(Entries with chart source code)
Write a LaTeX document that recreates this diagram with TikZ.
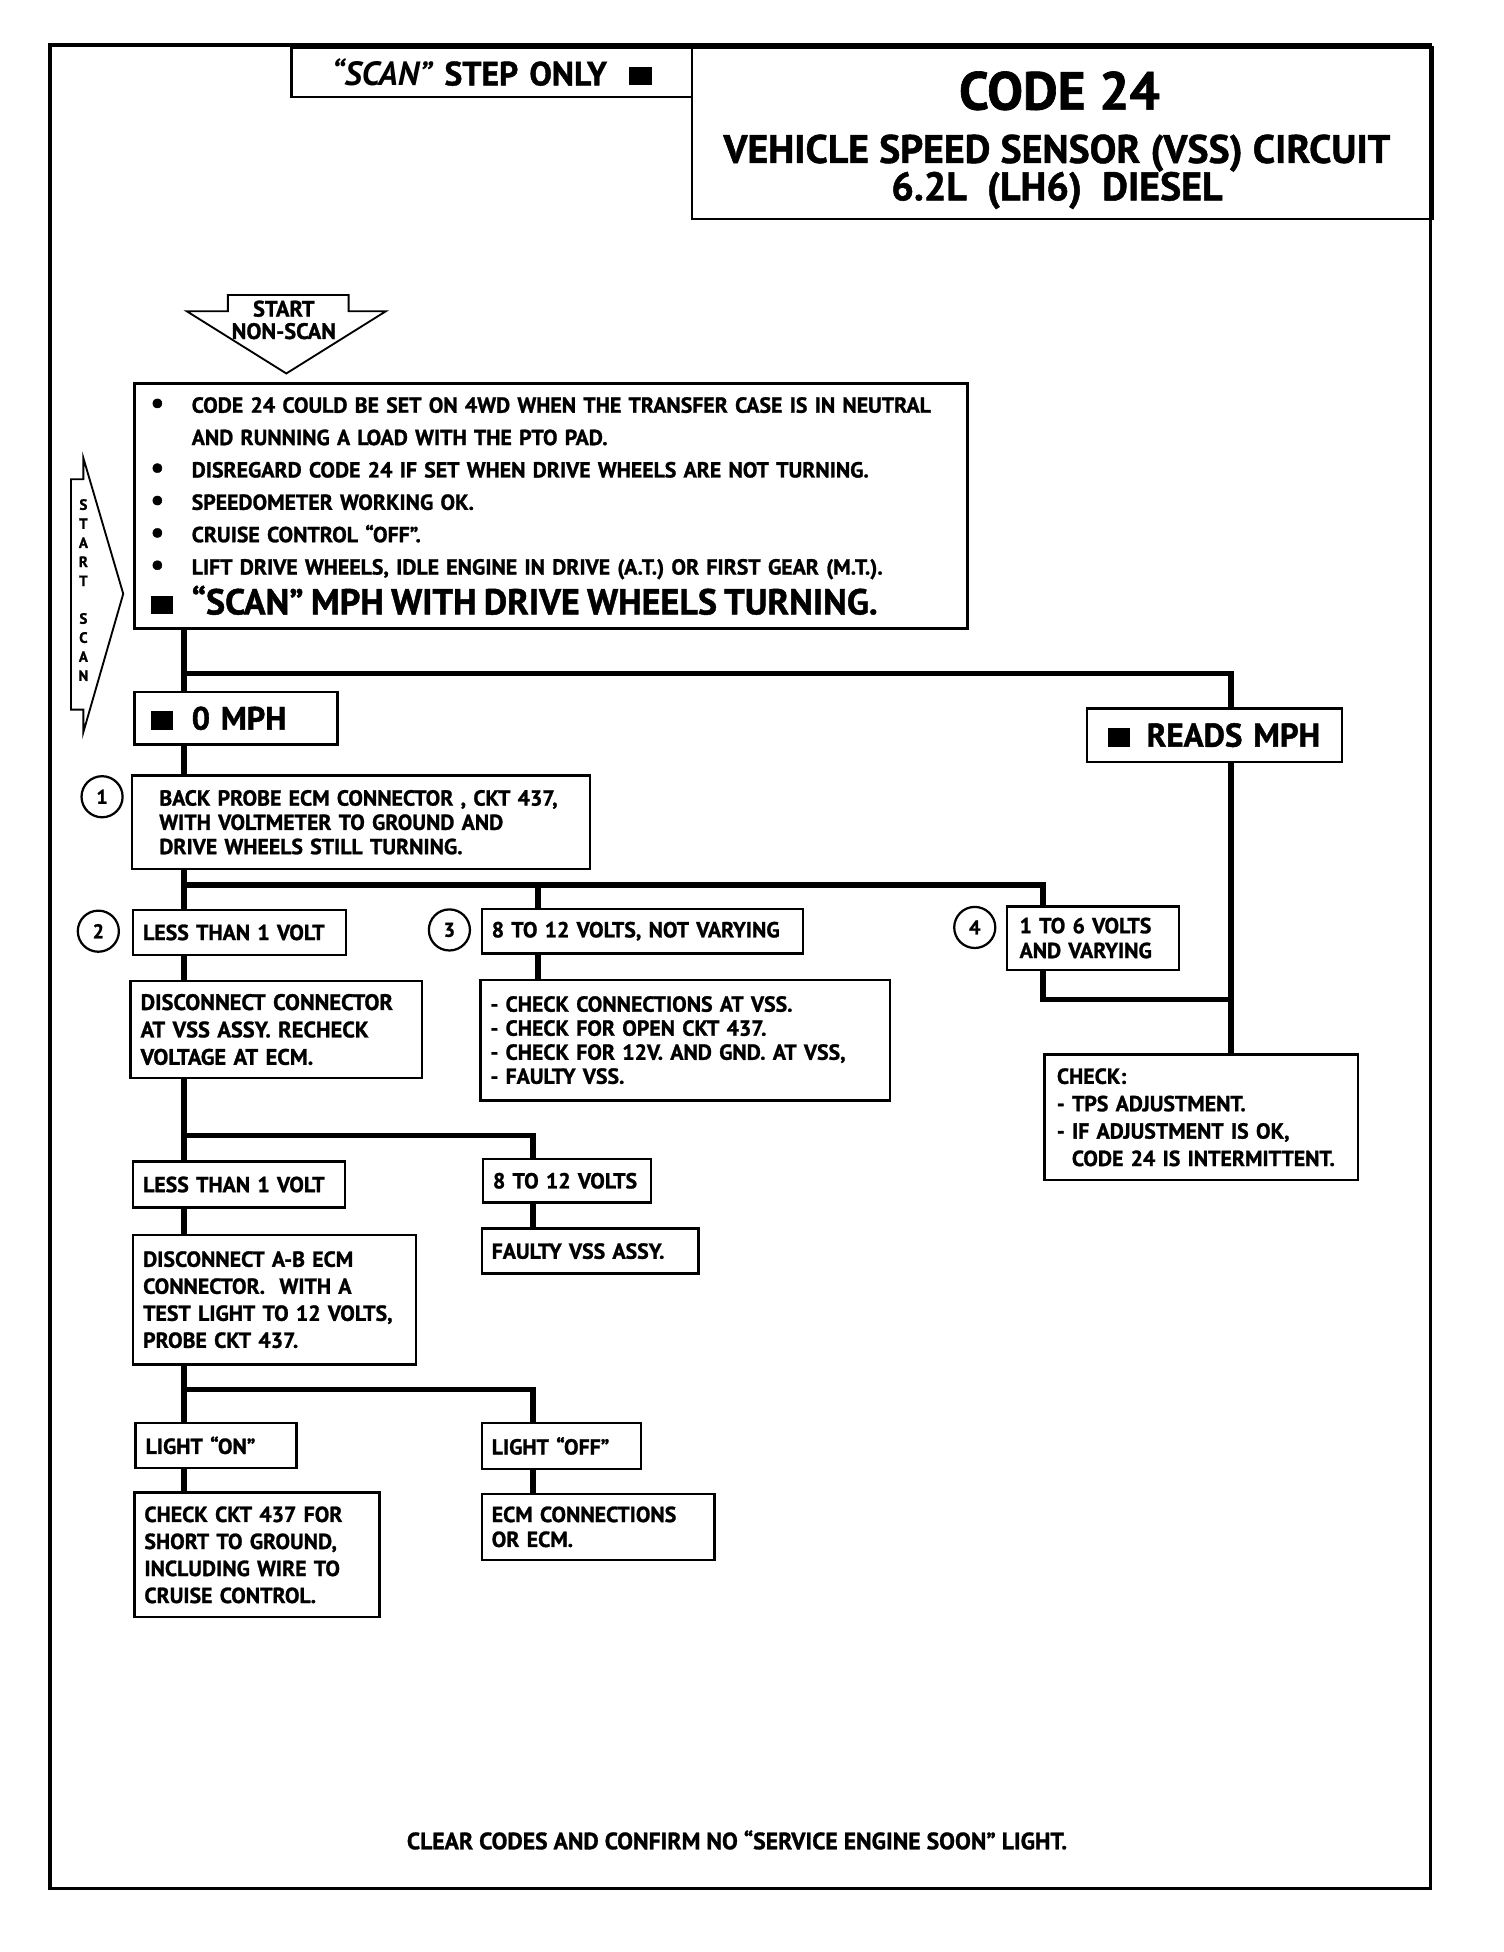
\documentclass[tikz,border=0pt]{standalone}
\usepackage{fontspec}
\setmainfont{PT Sans}[BoldFeatures={FakeBold=1.2}]
\usetikzlibrary{positioning}
\newcommand{\sz}[2]{\fontsize{#1}{#2}\selectfont}
\newcommand{\blk}{\rule{18pt}{15pt}}
\newcommand{\bul}{\makebox[33pt][l]{\sz{24}{26}\textbullet}}

\begin{document}
\begin{tikzpicture}[x=1pt, y=-1pt, font=\bfseries\sz{17.5}{21},
  box/.style={draw, line width=2pt, anchor=north west, align=left, inner xsep=8pt, inner ysep=0pt},
  wire/.style={line width=4.5pt},
  num/.style={circle, draw, line width=1.8pt, minimum size=33pt, inner sep=0pt, font=\bfseries\sz{16}{16}}]
\useasboundingbox (0,0) rectangle (1208,1568);

% frame and heading
\draw[line width=3pt] (40,36) rectangle (1149,1517);
\node[box, align=center, text width=306pt, minimum height=40pt, font=\bfseries\sz{27}{27}] (step) at (233,37) {\textit{“SCAN”} STEP ONLY\ \ \blk};
\node[box, text width=579pt, minimum height=138pt] (title) at (555,37) {};
\node[font=\bfseries\sz{43}{43}] (code) at (851,73) {CODE 24};
\node[font=\bfseries\sz{32}{32}] (vss) at (849,123) {VEHICLE SPEED SENSOR (VSS) CIRCUIT};
\node[font=\bfseries\sz{32}{32}] (eng) at (849,153) {6.2L\ \ (LH6)\ \ DIESEL};

% start arrows
\draw[line width=1.5pt] (150,250) -- (183,250) -- (183,237) -- (280,237) -- (280,250) -- (310,250) -- (230,300) -- cycle;
\node[align=center, font=\bfseries\sz{18}{18}] (nonscan) at (228,257) {START\\NON-SCAN};
\draw[line width=1.5pt] (57,385) -- (67,385) -- (67,368) -- (99,477) -- (67,588) -- (67,570) -- (57,570) -- cycle;
\node[align=center, font=\bfseries\sz{12}{15.3}] (scanlbl) at (67,474) {S\\T\\A\\R\\T\\[15pt]S\\C\\A\\N};

% first checks
\node[box, inner xsep=13pt, text width=643pt, minimum height=197pt, font=\bfseries\sz{17.5}{26}] (main) at (107,307)
  {\bul CODE 24 COULD BE SET ON 4WD WHEN THE TRANSFER CASE IS IN NEUTRAL\\
   \hspace*{33pt}AND RUNNING A LOAD WITH THE PTO PAD.\\
   \bul DISREGARD CODE 24 IF SET WHEN DRIVE WHEELS ARE NOT TURNING.\\
   \bul SPEEDOMETER WORKING OK.\\
   \bul CRUISE CONTROL “OFF”.\\
   \bul LIFT DRIVE WHEELS, IDLE ENGINE IN DRIVE (A.T.) OR FIRST GEAR (M.T.).\\[4pt]
   {\sz{29}{26}\makebox[33pt][l]{\blk}“SCAN” MPH WITH DRIVE WHEELS TURNING.}};

\node[box, inner xsep=13pt, text width=137pt, minimum height=42pt, font=\bfseries\sz{26}{26}] (zero) at (107,555) {\makebox[33pt][l]{\blk}0 MPH};
\node[box, inner xsep=17pt, text width=171pt, minimum height=43pt, font=\bfseries\sz{26.5}{26}] (reads) at (872,568) {\makebox[31pt][l]{\blk}READS MPH};

\node[box, inner xsep=22pt, text width=324pt, minimum height=75pt, font=\bfseries\sz{17.5}{19.5}] (probe) at (105,622)
  {BACK PROBE ECM CONNECTOR , CKT 437,\\WITH VOLTMETER TO GROUND AND\\DRIVE WHEELS STILL TURNING.};

% voltage results
\node[box, text width=155pt, minimum height=36pt] (less1) at (106,730) {LESS THAN 1 VOLT};
\node[box, text width=242pt, minimum height=36pt] (flat) at (386,729) {8 TO 12 VOLTS, NOT VARYING};
\node[box, inner xsep=10pt, text width=118pt, minimum height=51pt, font=\bfseries\sz{17.5}{20}] (vary) at (808,727) {1 TO 6 VOLTS\\AND VARYING};
\node[box, inner xsep=10pt, text width=232pt, minimum height=101pt, font=\bfseries\sz{17.5}{22}] (tps) at (838,846)
  {CHECK:\\- TPS ADJUSTMENT.\\- IF ADJUSTMENT IS OK,\\\hspace*{12pt}CODE 24 IS INTERMITTENT.};

\node[box, text width=218pt, minimum height=78pt, font=\bfseries\sz{18}{22}] (disc) at (104,787)
  {DISCONNECT CONNECTOR\\AT VSS ASSY. RECHECK\\VOLTAGE AT ECM.};
\node[box, text width=313pt, minimum height=97pt, font=\bfseries\sz{17.5}{19.3}] (open) at (385,786)
  {- CHECK CONNECTIONS AT VSS.\\- CHECK FOR OPEN CKT 437.\\- CHECK FOR 12V. AND GND. AT VSS,\\- FAULTY VSS.};

\node[box, text width=154pt, minimum height=37pt] (less2) at (106,932) {LESS THAN 1 VOLT};
\node[box, text width=119pt, minimum height=35pt] (volts) at (387,930) {8 TO 12 VOLTS};
\node[box, text width=158pt, minimum height=36pt] (faulty) at (386,986) {FAULTY VSS ASSY.};

\node[box, text width=211pt, minimum height=104pt, font=\bfseries\sz{17.5}{21.7}] (testlt) at (106,991)
  {DISCONNECT A-B ECM\\CONNECTOR.\ \ WITH A\\TEST LIGHT TO 12 VOLTS,\\PROBE CKT 437.};

\node[box, text width=113pt, minimum height=36pt] (lton) at (108,1142) {LIGHT “ON”};
\node[box, text width=112pt, minimum height=37pt] (ltoff) at (386,1142) {LIGHT “OFF”};
\node[box, text width=181pt, minimum height=100pt, font=\bfseries\sz{17.5}{21.7}] (short) at (107,1198)
  {CHECK CKT 437 FOR\\SHORT TO GROUND,\\INCLUDING WIRE TO\\CRUISE CONTROL.};
\node[box, text width=171pt, minimum height=53pt, font=\bfseries\sz{17.5}{20}] (ecm) at (386,1199)
  {ECM CONNECTIONS\\OR ECM.};

% step numbers
\foreach \n/\x/\y in {1/82/640, 2/79/748, 3/361/747, 4/783/745} {
\node[num] (c\n) at (\x,\y) {\n};
}

% connectors
\coordinate (sp) at (148,0);
\coordinate (rx) at (989,0);
\coordinate (x3) at (432,0);
\coordinate (x4) at (838,0);
\coordinate (mx) at (428,0);
\coordinate (j1) at (148,541);
\coordinate (j2) at (148,711);
\coordinate (j3) at (148,912);
\coordinate (j4) at (148,1116);
\coordinate (j5) at (989,803);

\draw[wire] (main.south -| sp) -- (zero.north -| sp);
\draw[wire] (j1) -| (rx |- reads.north);
\draw[wire] (reads.south -| rx) -- (tps.north -| rx);
\draw[wire] (zero.south -| sp) -- (probe.north -| sp);
\draw[wire] (probe.south -| sp) -- (less1.north -| sp);
\draw[wire] (j2) -| (x4 |- vary.north);
\draw[wire] (j2 -| x3) -- (x3 |- flat.north);
\draw[wire] (vary.south -| x4) |- (j5);
\draw[wire] (less1.south -| sp) -- (disc.north -| sp);
\draw[wire] (flat.south -| x3) -- (open.north -| x3);
\draw[wire] (disc.south -| sp) -- (less2.north -| sp);
\draw[wire] (j3) -| (mx |- volts.north);
\draw[wire] (volts.south -| mx) -- (faulty.north -| mx);
\draw[wire] (less2.south -| sp) -- (testlt.north -| sp);
\draw[wire] (testlt.south -| sp) -- (lton.north -| sp);
\draw[wire] (j4) -| (mx |- ltoff.north);
\draw[wire] (lton.south -| sp) -- (short.north -| sp);
\draw[wire] (ltoff.south -| mx) -- (ecm.north -| mx);

\node[font=\bfseries\sz{19}{19}] (foot) at (592,1478) {CLEAR CODES AND CONFIRM NO “SERVICE ENGINE SOON” LIGHT.};
\end{tikzpicture}
\end{document}
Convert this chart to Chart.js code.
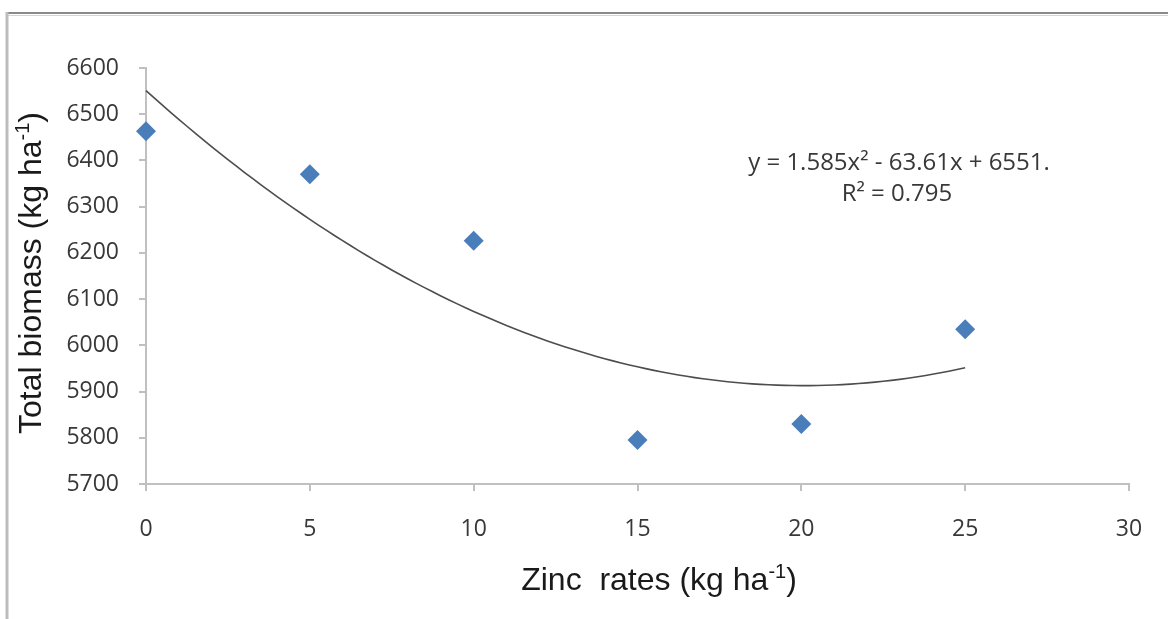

> _Task statement_: The lines from the top of the data above through the one holding "(scanlbl) at (67,474)" are to be repeated exactly, and only those, with no pictures.

> _Task solution_:
Write a LaTeX document that recreates this diagram with TikZ.
\documentclass[tikz,border=0pt]{standalone}
\usepackage{fontspec}
\setmainfont{PT Sans}[BoldFeatures={FakeBold=1.2}]
\usetikzlibrary{positioning}
\newcommand{\sz}[2]{\fontsize{#1}{#2}\selectfont}
\newcommand{\blk}{\rule{18pt}{15pt}}
\newcommand{\bul}{\makebox[33pt][l]{\sz{24}{26}\textbullet}}

\begin{document}
\begin{tikzpicture}[x=1pt, y=-1pt, font=\bfseries\sz{17.5}{21},
  box/.style={draw, line width=2pt, anchor=north west, align=left, inner xsep=8pt, inner ysep=0pt},
  wire/.style={line width=4.5pt},
  num/.style={circle, draw, line width=1.8pt, minimum size=33pt, inner sep=0pt, font=\bfseries\sz{16}{16}}]
\useasboundingbox (0,0) rectangle (1208,1568);

% frame and heading
\draw[line width=3pt] (40,36) rectangle (1149,1517);
\node[box, align=center, text width=306pt, minimum height=40pt, font=\bfseries\sz{27}{27}] (step) at (233,37) {\textit{“SCAN”} STEP ONLY\ \ \blk};
\node[box, text width=579pt, minimum height=138pt] (title) at (555,37) {};
\node[font=\bfseries\sz{43}{43}] (code) at (851,73) {CODE 24};
\node[font=\bfseries\sz{32}{32}] (vss) at (849,123) {VEHICLE SPEED SENSOR (VSS) CIRCUIT};
\node[font=\bfseries\sz{32}{32}] (eng) at (849,153) {6.2L\ \ (LH6)\ \ DIESEL};

% start arrows
\draw[line width=1.5pt] (150,250) -- (183,250) -- (183,237) -- (280,237) -- (280,250) -- (310,250) -- (230,300) -- cycle;
\node[align=center, font=\bfseries\sz{18}{18}] (nonscan) at (228,257) {START\\NON-SCAN};
\draw[line width=1.5pt] (57,385) -- (67,385) -- (67,368) -- (99,477) -- (67,588) -- (67,570) -- (57,570) -- cycle;
\node[align=center, font=\bfseries\sz{12}{15.3}] (scanlbl) at (67,474) {S\\T\\A\\R\\T\\[15pt]S\\C\\A\\N};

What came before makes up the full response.